Ultimately, however, it was the testimony of Bodmer and Farrell that provided the government with its best evidence. Both men testified that Bourke had told them that he was aware of the bribes.
Despite the guilty verdict, Kozeny doesn't give high marks to the prosecution, which, after nine years, had only secured a nonprosecution agreement with Omega and three guilty pleas -- in addition to the Bourke conviction -- from Bodmer, Farrell and Clayton Lewis, a former employee of Omega who, prosecutors say, knew of the corrupt arrangement with the Azeris. (None of the men have been sentenced. And no other American investor has been charged with knowing about the bribes.)
Kozeny, whose childhood passions were math and science, says the government missed an opportunity to round up all of the American investors who, he says, knew about the bribes.
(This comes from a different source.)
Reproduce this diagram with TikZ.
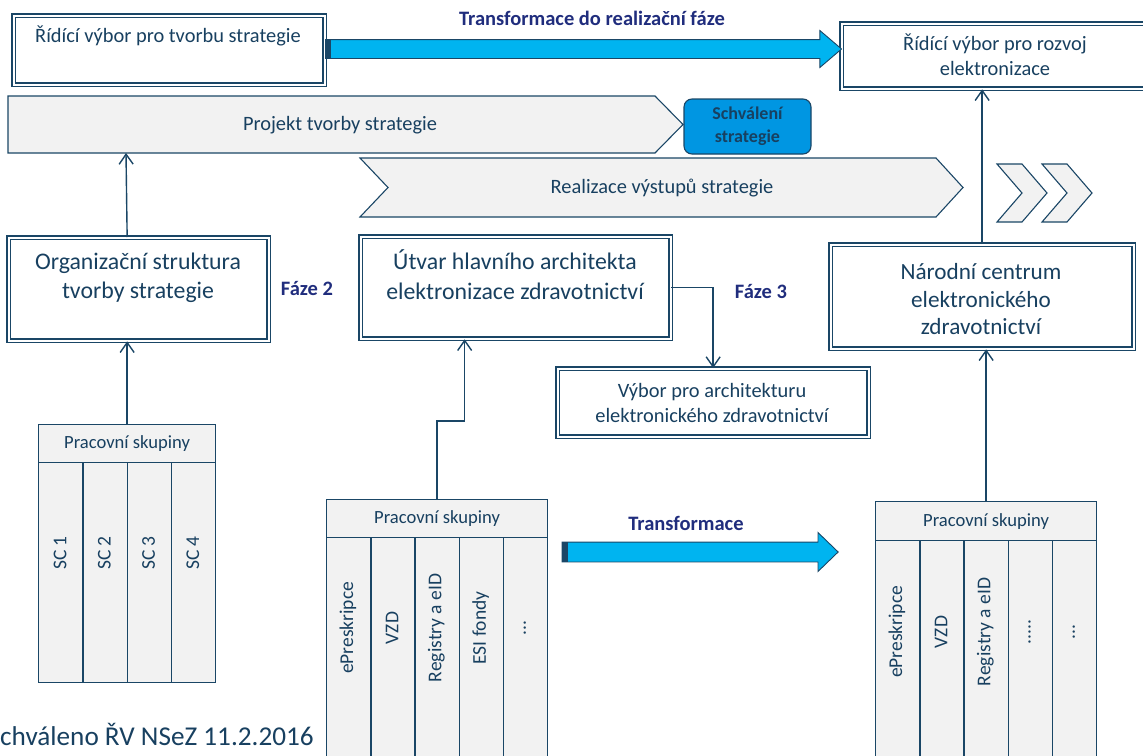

The effect, says Kozeny, would be to create a prisoner's dilemma in which each individual pursues a self-interested strategy to avoid jail that ultimately results in all of them going to jail: "The more [people] you put in the courtyard, the better chances you have for successful prosecutions. Essentially, this could have been put to a mathematical model for optimality."
So far, Kozeny has been kept out of the courtyard. And despite the time he spent at Fox Hill prison, Kozeny still believes that going to the prosecutors first was the right move.
But the government's extradition case is now on appeal. His criticisms of the prosecutors aside, Kozeny is hoping for a change of heart. "I hope the Southern District reconsiders," he says. Otherwise, he will spend several more years in paradise -- and in limbo.